§ **EXERCISE OBJECTIVE**:
Below is a listing; print exactly its lines from the one containing "Clone this screenshot in HTML." down to the one containing "(65+) by year</text>", both inclusive, with every picture left out.

§ **RECORDS**:
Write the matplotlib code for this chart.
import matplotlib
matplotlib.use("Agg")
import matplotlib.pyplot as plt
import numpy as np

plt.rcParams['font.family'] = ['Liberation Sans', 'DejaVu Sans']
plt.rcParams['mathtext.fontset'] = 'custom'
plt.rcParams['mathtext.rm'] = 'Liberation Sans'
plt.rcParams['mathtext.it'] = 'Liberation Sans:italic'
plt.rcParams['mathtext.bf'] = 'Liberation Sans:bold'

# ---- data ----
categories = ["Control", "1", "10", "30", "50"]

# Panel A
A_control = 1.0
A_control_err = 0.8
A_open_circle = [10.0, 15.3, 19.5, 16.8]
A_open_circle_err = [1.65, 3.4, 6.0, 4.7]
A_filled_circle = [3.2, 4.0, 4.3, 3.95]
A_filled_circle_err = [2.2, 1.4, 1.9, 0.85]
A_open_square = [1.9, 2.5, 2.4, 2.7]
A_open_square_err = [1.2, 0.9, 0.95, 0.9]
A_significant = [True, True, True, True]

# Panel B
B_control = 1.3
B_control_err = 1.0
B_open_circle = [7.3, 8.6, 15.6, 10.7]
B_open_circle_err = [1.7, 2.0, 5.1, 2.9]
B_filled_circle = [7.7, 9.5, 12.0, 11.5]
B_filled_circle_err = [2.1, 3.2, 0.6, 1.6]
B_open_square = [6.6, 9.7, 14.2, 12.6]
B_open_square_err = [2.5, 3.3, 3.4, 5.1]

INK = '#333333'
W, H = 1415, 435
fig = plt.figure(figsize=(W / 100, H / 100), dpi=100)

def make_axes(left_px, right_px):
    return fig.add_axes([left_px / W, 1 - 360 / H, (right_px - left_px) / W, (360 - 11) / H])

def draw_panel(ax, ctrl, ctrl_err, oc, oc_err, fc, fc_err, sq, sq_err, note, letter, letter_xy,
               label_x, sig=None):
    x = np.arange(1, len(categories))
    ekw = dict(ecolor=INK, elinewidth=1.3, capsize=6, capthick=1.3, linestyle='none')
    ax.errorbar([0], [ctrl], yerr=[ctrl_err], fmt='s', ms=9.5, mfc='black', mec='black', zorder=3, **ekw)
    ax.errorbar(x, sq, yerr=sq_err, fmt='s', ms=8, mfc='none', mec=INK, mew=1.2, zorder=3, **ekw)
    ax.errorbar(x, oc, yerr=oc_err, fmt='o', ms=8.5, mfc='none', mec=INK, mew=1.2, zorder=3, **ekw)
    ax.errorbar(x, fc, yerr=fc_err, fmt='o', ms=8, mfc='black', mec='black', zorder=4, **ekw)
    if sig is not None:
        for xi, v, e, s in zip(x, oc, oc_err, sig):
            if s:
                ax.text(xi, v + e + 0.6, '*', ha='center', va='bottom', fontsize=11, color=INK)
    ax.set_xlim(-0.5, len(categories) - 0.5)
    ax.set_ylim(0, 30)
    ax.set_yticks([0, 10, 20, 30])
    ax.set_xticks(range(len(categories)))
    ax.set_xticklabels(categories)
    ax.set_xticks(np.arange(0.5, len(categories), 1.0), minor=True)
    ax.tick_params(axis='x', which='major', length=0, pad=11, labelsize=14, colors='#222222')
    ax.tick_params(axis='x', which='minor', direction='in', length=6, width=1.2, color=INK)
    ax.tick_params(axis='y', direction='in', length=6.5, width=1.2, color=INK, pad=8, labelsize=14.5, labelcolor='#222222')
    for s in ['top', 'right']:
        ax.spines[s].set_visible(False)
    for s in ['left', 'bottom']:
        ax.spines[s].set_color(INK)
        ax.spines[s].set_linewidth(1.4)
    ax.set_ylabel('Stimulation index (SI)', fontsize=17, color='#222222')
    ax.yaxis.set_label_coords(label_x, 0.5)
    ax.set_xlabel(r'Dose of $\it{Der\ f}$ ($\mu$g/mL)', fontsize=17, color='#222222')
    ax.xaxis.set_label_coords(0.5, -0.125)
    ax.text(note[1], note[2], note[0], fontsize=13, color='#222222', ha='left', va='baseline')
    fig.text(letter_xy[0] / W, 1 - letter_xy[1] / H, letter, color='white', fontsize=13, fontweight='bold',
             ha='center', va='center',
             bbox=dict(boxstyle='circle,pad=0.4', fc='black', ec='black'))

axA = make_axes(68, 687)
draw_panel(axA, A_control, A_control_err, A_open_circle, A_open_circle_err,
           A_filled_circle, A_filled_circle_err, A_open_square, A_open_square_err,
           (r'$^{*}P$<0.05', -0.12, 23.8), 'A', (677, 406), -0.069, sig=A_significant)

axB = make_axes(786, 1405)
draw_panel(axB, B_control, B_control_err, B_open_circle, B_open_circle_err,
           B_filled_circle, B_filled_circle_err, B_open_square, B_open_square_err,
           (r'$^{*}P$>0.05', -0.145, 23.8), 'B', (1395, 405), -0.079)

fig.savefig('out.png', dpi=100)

--

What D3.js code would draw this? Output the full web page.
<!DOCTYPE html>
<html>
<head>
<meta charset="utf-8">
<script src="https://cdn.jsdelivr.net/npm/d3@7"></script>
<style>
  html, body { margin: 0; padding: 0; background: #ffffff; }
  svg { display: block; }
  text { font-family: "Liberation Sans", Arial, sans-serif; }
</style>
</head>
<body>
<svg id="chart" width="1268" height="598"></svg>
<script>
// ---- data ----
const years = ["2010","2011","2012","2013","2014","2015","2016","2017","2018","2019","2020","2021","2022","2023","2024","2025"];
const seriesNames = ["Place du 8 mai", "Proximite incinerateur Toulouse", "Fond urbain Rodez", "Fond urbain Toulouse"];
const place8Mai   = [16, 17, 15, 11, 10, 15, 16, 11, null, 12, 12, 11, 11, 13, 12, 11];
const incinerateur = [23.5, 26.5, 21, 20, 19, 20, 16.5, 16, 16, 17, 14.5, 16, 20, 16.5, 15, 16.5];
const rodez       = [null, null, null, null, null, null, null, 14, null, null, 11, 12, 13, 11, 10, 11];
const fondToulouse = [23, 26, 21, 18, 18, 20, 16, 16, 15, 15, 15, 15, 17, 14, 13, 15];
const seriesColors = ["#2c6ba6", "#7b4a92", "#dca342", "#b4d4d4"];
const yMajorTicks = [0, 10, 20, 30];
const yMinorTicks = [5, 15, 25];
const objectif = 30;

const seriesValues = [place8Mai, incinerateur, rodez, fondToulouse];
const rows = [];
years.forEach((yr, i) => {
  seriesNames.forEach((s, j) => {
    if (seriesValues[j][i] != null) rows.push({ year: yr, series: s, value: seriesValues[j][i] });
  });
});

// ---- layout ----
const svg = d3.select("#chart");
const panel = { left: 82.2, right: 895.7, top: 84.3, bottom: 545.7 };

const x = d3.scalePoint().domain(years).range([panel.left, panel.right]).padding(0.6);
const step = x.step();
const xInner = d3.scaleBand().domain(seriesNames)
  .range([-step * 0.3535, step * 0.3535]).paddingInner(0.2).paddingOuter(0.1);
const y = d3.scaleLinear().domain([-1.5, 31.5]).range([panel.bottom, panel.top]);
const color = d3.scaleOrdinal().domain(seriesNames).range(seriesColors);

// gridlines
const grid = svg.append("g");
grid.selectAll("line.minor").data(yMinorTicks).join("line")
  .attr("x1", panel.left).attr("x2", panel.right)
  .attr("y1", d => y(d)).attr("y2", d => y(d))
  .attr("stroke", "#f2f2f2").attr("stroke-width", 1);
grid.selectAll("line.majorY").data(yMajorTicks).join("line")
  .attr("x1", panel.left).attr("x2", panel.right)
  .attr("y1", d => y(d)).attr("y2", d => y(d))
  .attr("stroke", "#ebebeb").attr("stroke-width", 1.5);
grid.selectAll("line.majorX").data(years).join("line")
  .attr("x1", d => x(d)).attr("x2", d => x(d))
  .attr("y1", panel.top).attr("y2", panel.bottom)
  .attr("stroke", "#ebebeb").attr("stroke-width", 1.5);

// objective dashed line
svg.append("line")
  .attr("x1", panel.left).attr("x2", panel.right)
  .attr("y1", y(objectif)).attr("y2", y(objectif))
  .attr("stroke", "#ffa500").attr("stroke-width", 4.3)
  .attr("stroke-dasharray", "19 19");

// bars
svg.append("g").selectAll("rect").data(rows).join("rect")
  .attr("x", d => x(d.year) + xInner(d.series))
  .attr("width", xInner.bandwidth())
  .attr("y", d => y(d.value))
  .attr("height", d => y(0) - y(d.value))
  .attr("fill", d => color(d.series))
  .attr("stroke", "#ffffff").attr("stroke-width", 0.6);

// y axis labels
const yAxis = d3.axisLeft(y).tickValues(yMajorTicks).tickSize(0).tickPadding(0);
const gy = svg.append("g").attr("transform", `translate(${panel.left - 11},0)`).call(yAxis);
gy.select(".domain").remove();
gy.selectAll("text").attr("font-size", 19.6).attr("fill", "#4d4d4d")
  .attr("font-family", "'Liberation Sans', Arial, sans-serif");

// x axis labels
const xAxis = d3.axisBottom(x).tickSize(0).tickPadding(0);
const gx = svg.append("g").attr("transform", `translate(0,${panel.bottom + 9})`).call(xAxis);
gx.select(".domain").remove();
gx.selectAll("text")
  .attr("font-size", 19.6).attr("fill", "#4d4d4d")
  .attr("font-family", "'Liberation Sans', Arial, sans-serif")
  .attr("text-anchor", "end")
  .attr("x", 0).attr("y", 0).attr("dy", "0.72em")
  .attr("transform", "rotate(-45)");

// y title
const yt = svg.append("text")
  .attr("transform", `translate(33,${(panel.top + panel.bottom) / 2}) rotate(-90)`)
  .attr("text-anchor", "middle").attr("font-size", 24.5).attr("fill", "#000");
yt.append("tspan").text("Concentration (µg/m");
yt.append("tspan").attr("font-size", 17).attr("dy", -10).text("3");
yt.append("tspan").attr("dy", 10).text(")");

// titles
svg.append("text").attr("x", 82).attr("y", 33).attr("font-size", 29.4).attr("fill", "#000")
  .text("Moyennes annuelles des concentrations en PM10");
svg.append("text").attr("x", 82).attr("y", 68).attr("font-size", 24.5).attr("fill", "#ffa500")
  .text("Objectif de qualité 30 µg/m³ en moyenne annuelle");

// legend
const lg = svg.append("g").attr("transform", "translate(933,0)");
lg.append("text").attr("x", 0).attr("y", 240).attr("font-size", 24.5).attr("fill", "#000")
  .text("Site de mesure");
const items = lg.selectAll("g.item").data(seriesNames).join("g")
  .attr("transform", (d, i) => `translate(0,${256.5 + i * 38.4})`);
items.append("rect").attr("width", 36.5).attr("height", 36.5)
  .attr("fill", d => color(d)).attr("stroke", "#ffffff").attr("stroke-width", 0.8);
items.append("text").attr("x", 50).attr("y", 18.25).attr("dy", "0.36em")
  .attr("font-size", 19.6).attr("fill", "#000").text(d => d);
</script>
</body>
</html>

---

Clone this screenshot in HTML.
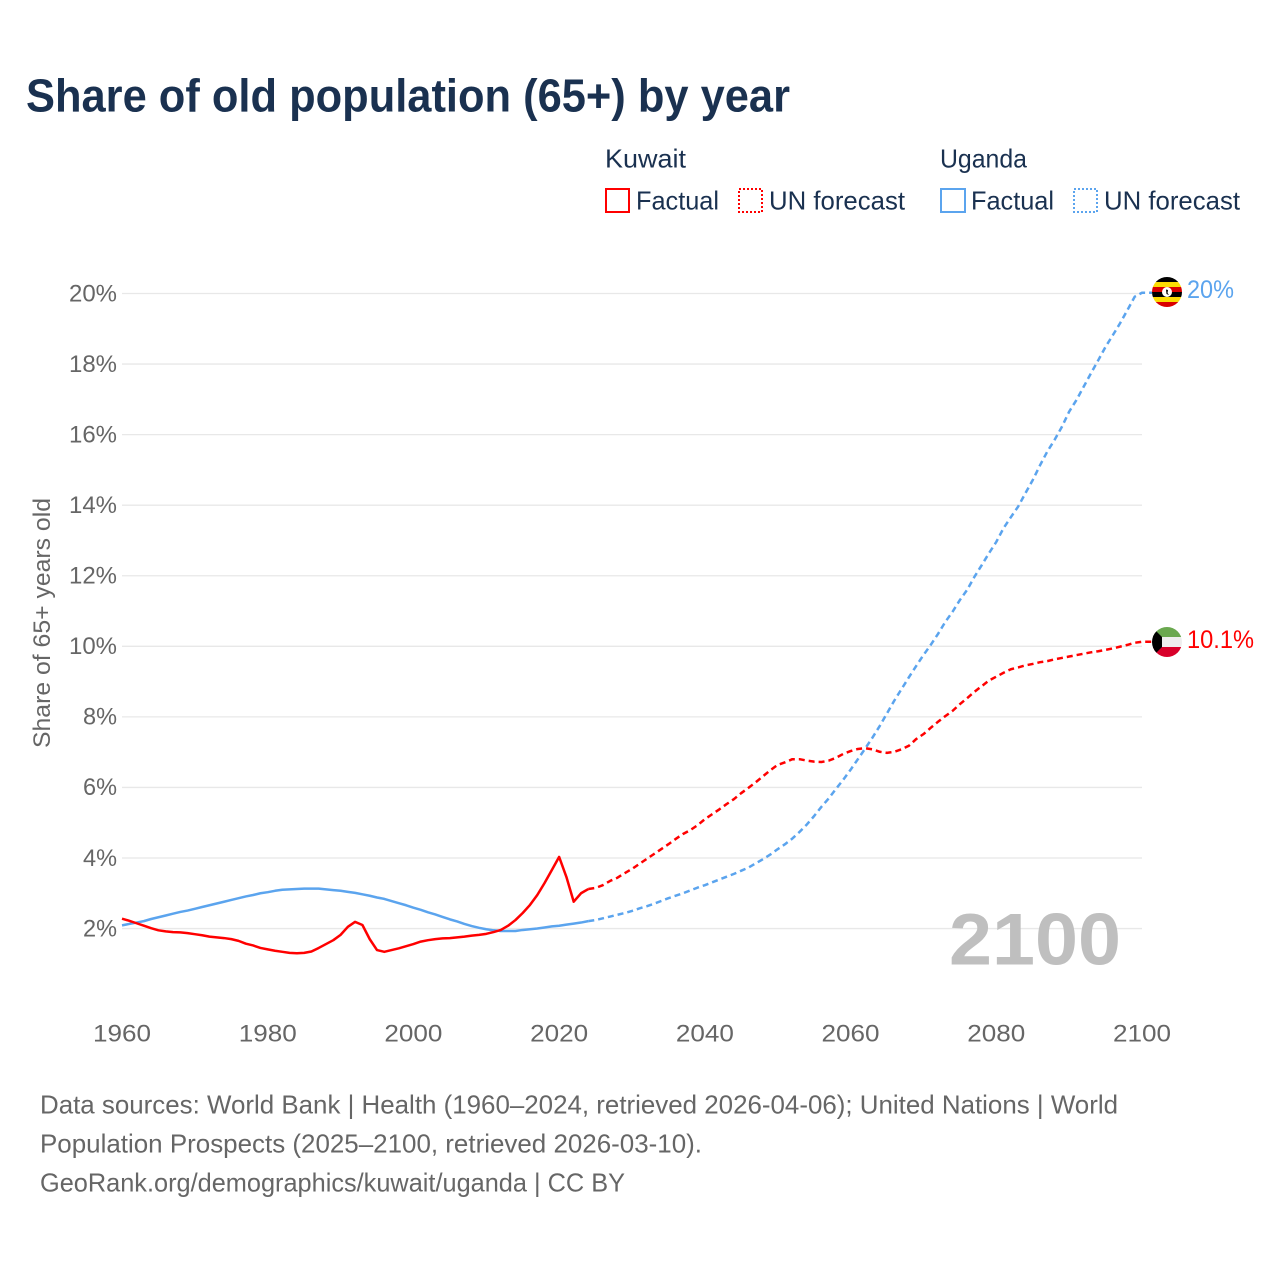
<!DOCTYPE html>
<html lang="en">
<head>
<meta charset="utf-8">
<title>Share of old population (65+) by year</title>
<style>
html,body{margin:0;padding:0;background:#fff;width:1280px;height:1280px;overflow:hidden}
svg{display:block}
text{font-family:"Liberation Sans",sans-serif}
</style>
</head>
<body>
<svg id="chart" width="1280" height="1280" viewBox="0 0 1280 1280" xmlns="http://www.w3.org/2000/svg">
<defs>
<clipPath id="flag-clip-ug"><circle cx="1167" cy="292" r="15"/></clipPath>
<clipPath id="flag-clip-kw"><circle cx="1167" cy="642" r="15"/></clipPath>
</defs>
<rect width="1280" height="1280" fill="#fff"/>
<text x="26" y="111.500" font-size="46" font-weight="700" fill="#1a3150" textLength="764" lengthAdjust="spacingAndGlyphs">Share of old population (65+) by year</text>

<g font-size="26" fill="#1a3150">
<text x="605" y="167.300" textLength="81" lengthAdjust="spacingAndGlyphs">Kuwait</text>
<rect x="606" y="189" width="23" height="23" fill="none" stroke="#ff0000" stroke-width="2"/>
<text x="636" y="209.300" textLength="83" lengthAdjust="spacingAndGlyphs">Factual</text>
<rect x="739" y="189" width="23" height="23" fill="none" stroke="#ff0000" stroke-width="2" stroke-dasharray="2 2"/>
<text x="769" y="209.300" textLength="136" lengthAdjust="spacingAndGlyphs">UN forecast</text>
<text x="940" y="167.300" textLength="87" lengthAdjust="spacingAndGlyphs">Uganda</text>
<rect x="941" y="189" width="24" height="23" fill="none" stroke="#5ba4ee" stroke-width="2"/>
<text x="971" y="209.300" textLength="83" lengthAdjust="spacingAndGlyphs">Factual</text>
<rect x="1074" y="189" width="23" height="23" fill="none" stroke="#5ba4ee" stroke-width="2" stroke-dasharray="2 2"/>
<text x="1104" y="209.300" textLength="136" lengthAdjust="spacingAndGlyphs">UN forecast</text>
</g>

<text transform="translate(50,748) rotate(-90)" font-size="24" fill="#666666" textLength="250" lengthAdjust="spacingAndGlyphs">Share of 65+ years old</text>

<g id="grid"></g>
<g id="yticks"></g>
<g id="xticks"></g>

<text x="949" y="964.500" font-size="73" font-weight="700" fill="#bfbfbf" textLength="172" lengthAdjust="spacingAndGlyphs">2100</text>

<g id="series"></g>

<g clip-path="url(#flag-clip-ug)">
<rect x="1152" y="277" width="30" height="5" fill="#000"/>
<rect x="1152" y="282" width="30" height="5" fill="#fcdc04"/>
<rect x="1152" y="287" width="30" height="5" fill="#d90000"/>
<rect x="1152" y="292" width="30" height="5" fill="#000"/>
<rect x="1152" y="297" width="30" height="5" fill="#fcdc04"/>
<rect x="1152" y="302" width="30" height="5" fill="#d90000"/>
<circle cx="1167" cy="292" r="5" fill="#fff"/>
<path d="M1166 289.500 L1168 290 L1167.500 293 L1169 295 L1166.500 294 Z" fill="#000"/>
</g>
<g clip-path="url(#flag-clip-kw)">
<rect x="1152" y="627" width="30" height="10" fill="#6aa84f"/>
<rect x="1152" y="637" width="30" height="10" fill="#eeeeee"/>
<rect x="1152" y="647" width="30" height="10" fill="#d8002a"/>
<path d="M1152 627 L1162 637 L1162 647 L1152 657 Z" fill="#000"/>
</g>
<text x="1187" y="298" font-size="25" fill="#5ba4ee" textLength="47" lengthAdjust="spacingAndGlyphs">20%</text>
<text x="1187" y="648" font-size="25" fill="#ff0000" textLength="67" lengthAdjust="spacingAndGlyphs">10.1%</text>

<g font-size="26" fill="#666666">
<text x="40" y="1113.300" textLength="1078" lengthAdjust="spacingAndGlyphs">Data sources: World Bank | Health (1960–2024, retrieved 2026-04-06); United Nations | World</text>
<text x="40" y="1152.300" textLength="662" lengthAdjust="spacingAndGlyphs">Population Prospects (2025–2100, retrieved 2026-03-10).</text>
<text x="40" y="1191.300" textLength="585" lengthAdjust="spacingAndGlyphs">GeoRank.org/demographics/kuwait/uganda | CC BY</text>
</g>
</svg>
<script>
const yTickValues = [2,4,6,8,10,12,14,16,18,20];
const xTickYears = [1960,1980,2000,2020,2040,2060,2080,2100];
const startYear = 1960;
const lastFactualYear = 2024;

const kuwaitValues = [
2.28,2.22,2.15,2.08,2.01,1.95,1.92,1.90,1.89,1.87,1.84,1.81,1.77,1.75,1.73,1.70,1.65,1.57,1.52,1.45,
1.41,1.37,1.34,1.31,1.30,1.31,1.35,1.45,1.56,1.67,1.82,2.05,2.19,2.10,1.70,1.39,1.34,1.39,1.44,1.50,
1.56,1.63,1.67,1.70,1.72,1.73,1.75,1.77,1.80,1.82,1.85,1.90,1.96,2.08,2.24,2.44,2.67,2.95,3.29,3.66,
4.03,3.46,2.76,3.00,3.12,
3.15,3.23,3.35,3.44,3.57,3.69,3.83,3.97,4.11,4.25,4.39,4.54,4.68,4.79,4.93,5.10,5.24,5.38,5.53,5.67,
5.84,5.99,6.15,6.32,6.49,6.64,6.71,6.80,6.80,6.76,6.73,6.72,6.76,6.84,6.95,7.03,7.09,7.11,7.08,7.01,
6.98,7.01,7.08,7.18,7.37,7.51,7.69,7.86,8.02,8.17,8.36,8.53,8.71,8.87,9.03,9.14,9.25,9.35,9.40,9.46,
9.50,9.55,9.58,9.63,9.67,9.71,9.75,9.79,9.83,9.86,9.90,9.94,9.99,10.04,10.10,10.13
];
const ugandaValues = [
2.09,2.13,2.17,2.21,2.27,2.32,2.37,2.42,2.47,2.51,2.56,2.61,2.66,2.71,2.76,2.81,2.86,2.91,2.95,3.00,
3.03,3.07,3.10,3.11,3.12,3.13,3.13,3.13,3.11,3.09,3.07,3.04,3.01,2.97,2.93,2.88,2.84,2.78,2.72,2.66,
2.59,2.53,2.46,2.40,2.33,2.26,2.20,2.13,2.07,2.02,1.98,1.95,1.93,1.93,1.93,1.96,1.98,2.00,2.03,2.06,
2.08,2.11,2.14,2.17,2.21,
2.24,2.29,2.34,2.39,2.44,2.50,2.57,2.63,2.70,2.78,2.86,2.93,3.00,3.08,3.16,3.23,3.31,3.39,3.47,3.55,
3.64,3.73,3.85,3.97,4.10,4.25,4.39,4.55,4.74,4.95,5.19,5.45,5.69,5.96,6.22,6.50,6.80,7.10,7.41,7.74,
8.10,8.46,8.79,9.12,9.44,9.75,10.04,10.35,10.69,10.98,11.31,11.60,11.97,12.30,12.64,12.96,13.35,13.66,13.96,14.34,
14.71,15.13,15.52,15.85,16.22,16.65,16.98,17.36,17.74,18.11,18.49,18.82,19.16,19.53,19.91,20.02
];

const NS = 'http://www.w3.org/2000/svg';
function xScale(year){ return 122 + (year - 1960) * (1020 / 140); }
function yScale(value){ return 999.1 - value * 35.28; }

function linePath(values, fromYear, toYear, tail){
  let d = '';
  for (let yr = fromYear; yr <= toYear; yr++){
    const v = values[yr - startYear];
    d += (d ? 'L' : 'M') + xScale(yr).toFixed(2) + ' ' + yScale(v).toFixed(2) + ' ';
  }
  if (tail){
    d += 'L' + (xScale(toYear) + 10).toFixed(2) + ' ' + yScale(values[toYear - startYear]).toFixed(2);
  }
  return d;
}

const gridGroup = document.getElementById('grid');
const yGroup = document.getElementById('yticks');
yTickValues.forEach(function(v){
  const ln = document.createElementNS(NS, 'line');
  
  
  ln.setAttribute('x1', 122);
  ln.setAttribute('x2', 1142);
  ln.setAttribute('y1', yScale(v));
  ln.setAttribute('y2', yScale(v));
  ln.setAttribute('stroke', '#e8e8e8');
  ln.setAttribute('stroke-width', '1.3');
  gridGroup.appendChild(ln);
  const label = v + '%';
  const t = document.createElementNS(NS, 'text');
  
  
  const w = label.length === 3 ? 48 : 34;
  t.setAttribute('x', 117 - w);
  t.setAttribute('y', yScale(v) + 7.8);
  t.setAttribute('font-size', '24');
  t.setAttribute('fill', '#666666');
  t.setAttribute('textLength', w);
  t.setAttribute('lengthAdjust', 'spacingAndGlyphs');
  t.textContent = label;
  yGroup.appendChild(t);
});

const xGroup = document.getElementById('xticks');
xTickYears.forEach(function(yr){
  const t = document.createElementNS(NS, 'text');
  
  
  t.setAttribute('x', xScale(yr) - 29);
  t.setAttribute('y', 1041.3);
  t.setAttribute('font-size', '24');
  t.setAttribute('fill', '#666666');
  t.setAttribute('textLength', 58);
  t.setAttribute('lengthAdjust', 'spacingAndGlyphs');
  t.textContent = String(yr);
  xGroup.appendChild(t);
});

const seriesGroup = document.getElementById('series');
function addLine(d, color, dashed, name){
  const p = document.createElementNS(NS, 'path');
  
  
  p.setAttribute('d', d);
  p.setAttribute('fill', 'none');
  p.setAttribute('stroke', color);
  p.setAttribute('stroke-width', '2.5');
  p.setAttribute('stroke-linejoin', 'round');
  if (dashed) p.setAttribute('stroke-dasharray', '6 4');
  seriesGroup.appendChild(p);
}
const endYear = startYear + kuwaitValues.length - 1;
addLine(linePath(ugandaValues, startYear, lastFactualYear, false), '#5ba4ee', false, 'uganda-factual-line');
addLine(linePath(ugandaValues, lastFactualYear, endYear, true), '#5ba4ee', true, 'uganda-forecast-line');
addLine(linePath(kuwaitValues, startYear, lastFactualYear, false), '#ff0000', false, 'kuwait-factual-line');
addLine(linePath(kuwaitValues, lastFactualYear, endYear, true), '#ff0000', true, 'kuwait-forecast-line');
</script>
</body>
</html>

§ **COMPLETED TASK**:
Clone this screenshot in HTML.
<!DOCTYPE html>
<html lang="en">
<head>
<meta charset="utf-8">
<title>Share of old population (65+) by year</title>
<style>
html,body{margin:0;padding:0;background:#fff;width:1280px;height:1280px;overflow:hidden}
svg{display:block}
text{font-family:"Liberation Sans",sans-serif}
</style>
</head>
<body>
<svg id="chart" width="1280" height="1280" viewBox="0 0 1280 1280" xmlns="http://www.w3.org/2000/svg">
<defs>
<clipPath id="flag-clip-ug"><circle cx="1167" cy="292" r="15"/></clipPath>
<clipPath id="flag-clip-kw"><circle cx="1167" cy="642" r="15"/></clipPath>
</defs>
<rect width="1280" height="1280" fill="#fff"/>
<text x="26" y="111.500" font-size="46" font-weight="700" fill="#1a3150" textLength="764" lengthAdjust="spacingAndGlyphs">Share of old population (65+) by year</text>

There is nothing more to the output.